You can remove the package with dpkg -D or apt-get purge stow.

Going further (optional)

Use -i (--invoke) to build the package right after debianization (but without editing debian/changelog etc.)

debmake --judge --revision 0~local1 -b":perl" -i dpkg-buildpackage

You can sign *.dsc and *.changes files using your PGP key (4096-bit RSA recommended, as of today).

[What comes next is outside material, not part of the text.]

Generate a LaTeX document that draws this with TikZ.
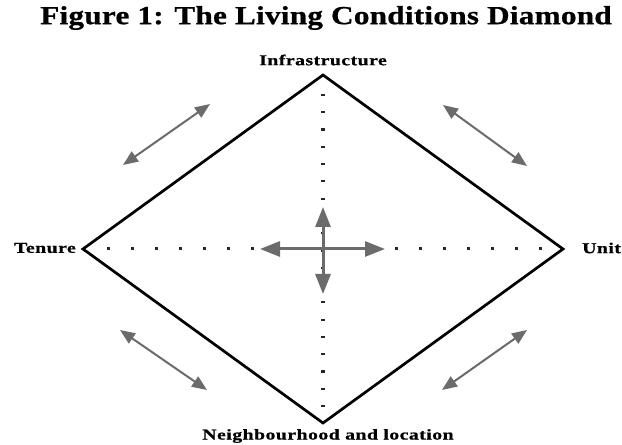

export DEBSIGN_KEYID=1234ABCD
debsign ../stow_2.2.2-0~local1.dsc
debsign ../stow_2.2.2-0~local1_amd64.changes

debsign picks the correct signing key from GPG keyring based on the “Maintainer” line in debian/control, even if DEBSIGN_KEYID is defined. Anyways, you can force a different key with -k ABCD1234.

Lintian is a tool to check the .deb for conformance to Debian policy.

lintian -EviI ../stow_2.2.2-0~local1_all.deb

Simplified, debuild runs dpkg-buildpackage + linitian in a clean way by sanitizing environment variables, etc. Highly prefereable than just running dpkg-buildpackage.